__Instruction__:
Set the listing down unchanged, minus every embedded image.

__Supplied data__:
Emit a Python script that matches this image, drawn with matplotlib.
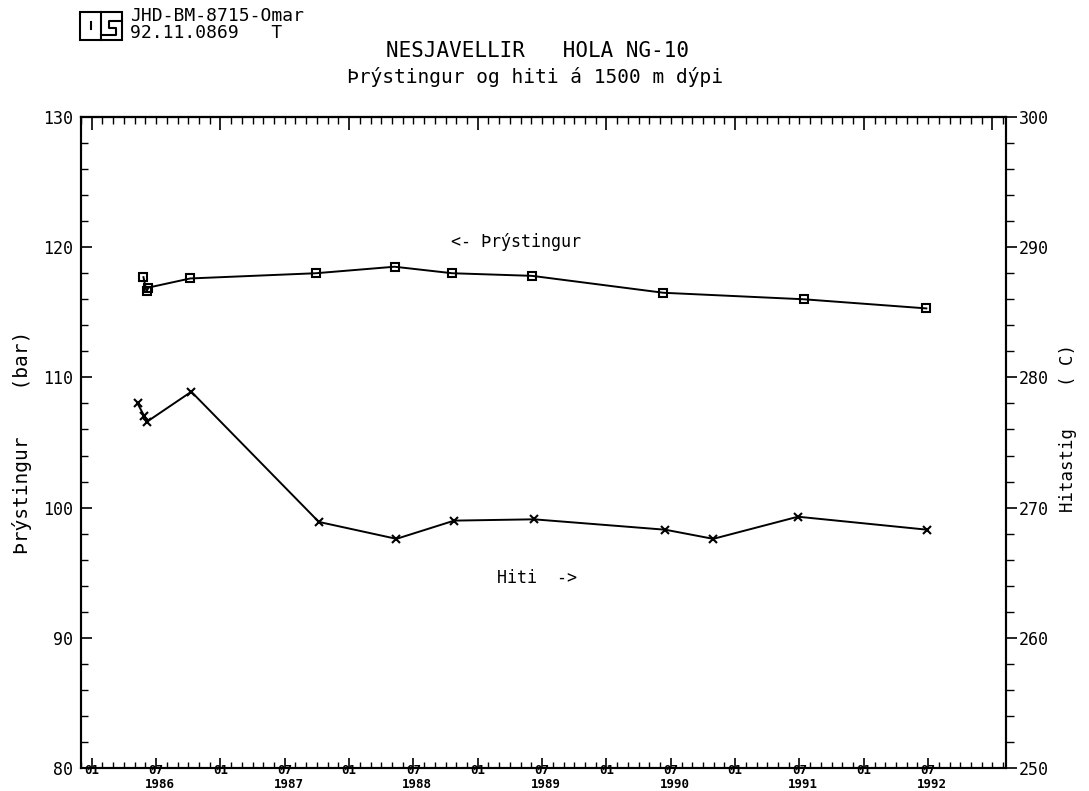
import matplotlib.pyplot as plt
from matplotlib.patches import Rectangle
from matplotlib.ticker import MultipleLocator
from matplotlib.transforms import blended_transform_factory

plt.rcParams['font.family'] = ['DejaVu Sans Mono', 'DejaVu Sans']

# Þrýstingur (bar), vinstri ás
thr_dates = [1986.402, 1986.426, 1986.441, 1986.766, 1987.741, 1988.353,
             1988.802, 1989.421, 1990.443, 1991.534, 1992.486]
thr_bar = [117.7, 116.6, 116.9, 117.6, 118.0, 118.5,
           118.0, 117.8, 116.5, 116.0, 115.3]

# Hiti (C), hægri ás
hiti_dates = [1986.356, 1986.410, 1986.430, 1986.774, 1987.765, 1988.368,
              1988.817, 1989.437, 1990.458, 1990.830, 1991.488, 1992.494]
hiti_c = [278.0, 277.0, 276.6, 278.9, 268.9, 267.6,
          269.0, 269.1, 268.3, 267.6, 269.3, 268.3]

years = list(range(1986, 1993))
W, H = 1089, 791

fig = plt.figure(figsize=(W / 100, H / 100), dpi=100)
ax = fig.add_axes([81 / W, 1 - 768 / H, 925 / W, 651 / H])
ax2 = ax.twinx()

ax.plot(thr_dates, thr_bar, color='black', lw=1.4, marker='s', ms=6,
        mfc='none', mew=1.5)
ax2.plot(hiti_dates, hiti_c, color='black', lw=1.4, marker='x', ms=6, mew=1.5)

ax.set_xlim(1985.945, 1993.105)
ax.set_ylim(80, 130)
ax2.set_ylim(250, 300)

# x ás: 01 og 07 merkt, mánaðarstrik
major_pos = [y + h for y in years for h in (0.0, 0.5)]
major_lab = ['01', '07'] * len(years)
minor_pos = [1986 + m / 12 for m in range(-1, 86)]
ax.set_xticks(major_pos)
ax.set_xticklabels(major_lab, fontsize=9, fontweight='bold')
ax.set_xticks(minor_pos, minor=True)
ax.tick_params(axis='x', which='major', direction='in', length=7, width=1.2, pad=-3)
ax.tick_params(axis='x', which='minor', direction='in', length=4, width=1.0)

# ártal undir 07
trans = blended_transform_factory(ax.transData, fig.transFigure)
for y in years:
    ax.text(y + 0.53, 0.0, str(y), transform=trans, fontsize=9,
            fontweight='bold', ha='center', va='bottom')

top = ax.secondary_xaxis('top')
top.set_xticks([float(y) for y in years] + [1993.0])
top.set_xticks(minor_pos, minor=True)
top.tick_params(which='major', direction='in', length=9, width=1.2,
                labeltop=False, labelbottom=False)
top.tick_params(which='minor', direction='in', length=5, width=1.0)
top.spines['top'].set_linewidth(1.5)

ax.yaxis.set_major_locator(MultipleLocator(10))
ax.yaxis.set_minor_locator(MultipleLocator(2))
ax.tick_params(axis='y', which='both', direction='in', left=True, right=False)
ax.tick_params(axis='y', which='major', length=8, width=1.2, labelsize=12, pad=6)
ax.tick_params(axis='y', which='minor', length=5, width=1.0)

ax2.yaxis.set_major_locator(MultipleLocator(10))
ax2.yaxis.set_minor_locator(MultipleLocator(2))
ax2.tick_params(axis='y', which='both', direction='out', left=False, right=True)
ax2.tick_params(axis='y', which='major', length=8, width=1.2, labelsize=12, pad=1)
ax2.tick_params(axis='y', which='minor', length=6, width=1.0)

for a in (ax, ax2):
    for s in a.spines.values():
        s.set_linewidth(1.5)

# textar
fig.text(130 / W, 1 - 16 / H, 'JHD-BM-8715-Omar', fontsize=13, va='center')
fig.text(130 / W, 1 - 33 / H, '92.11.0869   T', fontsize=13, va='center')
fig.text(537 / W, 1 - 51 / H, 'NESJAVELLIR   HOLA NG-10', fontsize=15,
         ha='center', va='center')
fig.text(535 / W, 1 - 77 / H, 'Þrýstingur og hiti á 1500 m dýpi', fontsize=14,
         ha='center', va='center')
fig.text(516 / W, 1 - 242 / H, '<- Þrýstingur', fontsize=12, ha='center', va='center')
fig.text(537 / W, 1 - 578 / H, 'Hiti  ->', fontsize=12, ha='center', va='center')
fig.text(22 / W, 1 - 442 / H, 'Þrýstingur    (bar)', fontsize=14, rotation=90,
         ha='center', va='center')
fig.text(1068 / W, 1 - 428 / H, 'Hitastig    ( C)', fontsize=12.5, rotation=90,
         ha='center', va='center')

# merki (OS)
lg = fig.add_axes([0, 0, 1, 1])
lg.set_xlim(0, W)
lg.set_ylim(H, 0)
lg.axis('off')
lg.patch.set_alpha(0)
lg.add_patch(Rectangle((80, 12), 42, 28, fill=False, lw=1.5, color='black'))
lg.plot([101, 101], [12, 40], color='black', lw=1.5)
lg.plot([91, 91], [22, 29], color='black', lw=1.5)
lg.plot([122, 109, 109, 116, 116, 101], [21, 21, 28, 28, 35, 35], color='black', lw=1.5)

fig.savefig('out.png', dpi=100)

__Full answer__:
Emit a Python script that matches this image, drawn with matplotlib.
import matplotlib.pyplot as plt
from matplotlib.patches import Rectangle
from matplotlib.ticker import MultipleLocator
from matplotlib.transforms import blended_transform_factory

plt.rcParams['font.family'] = ['DejaVu Sans Mono', 'DejaVu Sans']

# Þrýstingur (bar), vinstri ás
thr_dates = [1986.402, 1986.426, 1986.441, 1986.766, 1987.741, 1988.353,
             1988.802, 1989.421, 1990.443, 1991.534, 1992.486]
thr_bar = [117.7, 116.6, 116.9, 117.6, 118.0, 118.5,
           118.0, 117.8, 116.5, 116.0, 115.3]

# Hiti (C), hægri ás
hiti_dates = [1986.356, 1986.410, 1986.430, 1986.774, 1987.765, 1988.368,
              1988.817, 1989.437, 1990.458, 1990.830, 1991.488, 1992.494]
hiti_c = [278.0, 277.0, 276.6, 278.9, 268.9, 267.6,
          269.0, 269.1, 268.3, 267.6, 269.3, 268.3]

years = list(range(1986, 1993))
W, H = 1089, 791

fig = plt.figure(figsize=(W / 100, H / 100), dpi=100)
ax = fig.add_axes([81 / W, 1 - 768 / H, 925 / W, 651 / H])
ax2 = ax.twinx()

ax.plot(thr_dates, thr_bar, color='black', lw=1.4, marker='s', ms=6,
        mfc='none', mew=1.5)
ax2.plot(hiti_dates, hiti_c, color='black', lw=1.4, marker='x', ms=6, mew=1.5)

ax.set_xlim(1985.945, 1993.105)
ax.set_ylim(80, 130)
ax2.set_ylim(250, 300)

# x ás: 01 og 07 merkt, mánaðarstrik
major_pos = [y + h for y in years for h in (0.0, 0.5)]
major_lab = ['01', '07'] * len(years)
minor_pos = [1986 + m / 12 for m in range(-1, 86)]
ax.set_xticks(major_pos)
ax.set_xticklabels(major_lab, fontsize=9, fontweight='bold')
ax.set_xticks(minor_pos, minor=True)
ax.tick_params(axis='x', which='major', direction='in', length=7, width=1.2, pad=-3)
ax.tick_params(axis='x', which='minor', direction='in', length=4, width=1.0)

# ártal undir 07
trans = blended_transform_factory(ax.transData, fig.transFigure)
for y in years:
    ax.text(y + 0.53, 0.0, str(y), transform=trans, fontsize=9,
            fontweight='bold', ha='center', va='bottom')

top = ax.secondary_xaxis('top')
top.set_xticks([float(y) for y in years] + [1993.0])
top.set_xticks(minor_pos, minor=True)
top.tick_params(which='major', direction='in', length=9, width=1.2,
                labeltop=False, labelbottom=False)
top.tick_params(which='minor', direction='in', length=5, width=1.0)
top.spines['top'].set_linewidth(1.5)

ax.yaxis.set_major_locator(MultipleLocator(10))
ax.yaxis.set_minor_locator(MultipleLocator(2))
ax.tick_params(axis='y', which='both', direction='in', left=True, right=False)
ax.tick_params(axis='y', which='major', length=8, width=1.2, labelsize=12, pad=6)
ax.tick_params(axis='y', which='minor', length=5, width=1.0)

ax2.yaxis.set_major_locator(MultipleLocator(10))
ax2.yaxis.set_minor_locator(MultipleLocator(2))
ax2.tick_params(axis='y', which='both', direction='out', left=False, right=True)
ax2.tick_params(axis='y', which='major', length=8, width=1.2, labelsize=12, pad=1)
ax2.tick_params(axis='y', which='minor', length=6, width=1.0)

for a in (ax, ax2):
    for s in a.spines.values():
        s.set_linewidth(1.5)

# textar
fig.text(130 / W, 1 - 16 / H, 'JHD-BM-8715-Omar', fontsize=13, va='center')
fig.text(130 / W, 1 - 33 / H, '92.11.0869   T', fontsize=13, va='center')
fig.text(537 / W, 1 - 51 / H, 'NESJAVELLIR   HOLA NG-10', fontsize=15,
         ha='center', va='center')
fig.text(535 / W, 1 - 77 / H, 'Þrýstingur og hiti á 1500 m dýpi', fontsize=14,
         ha='center', va='center')
fig.text(516 / W, 1 - 242 / H, '<- Þrýstingur', fontsize=12, ha='center', va='center')
fig.text(537 / W, 1 - 578 / H, 'Hiti  ->', fontsize=12, ha='center', va='center')
fig.text(22 / W, 1 - 442 / H, 'Þrýstingur    (bar)', fontsize=14, rotation=90,
         ha='center', va='center')
fig.text(1068 / W, 1 - 428 / H, 'Hitastig    ( C)', fontsize=12.5, rotation=90,
         ha='center', va='center')

# merki (OS)
lg = fig.add_axes([0, 0, 1, 1])
lg.set_xlim(0, W)
lg.set_ylim(H, 0)
lg.axis('off')
lg.patch.set_alpha(0)
lg.add_patch(Rectangle((80, 12), 42, 28, fill=False, lw=1.5, color='black'))
lg.plot([101, 101], [12, 40], color='black', lw=1.5)
lg.plot([91, 91], [22, 29], color='black', lw=1.5)
lg.plot([122, 109, 109, 116, 116, 101], [21, 21, 28, 28, 35, 35], color='black', lw=1.5)

fig.savefig('out.png', dpi=100)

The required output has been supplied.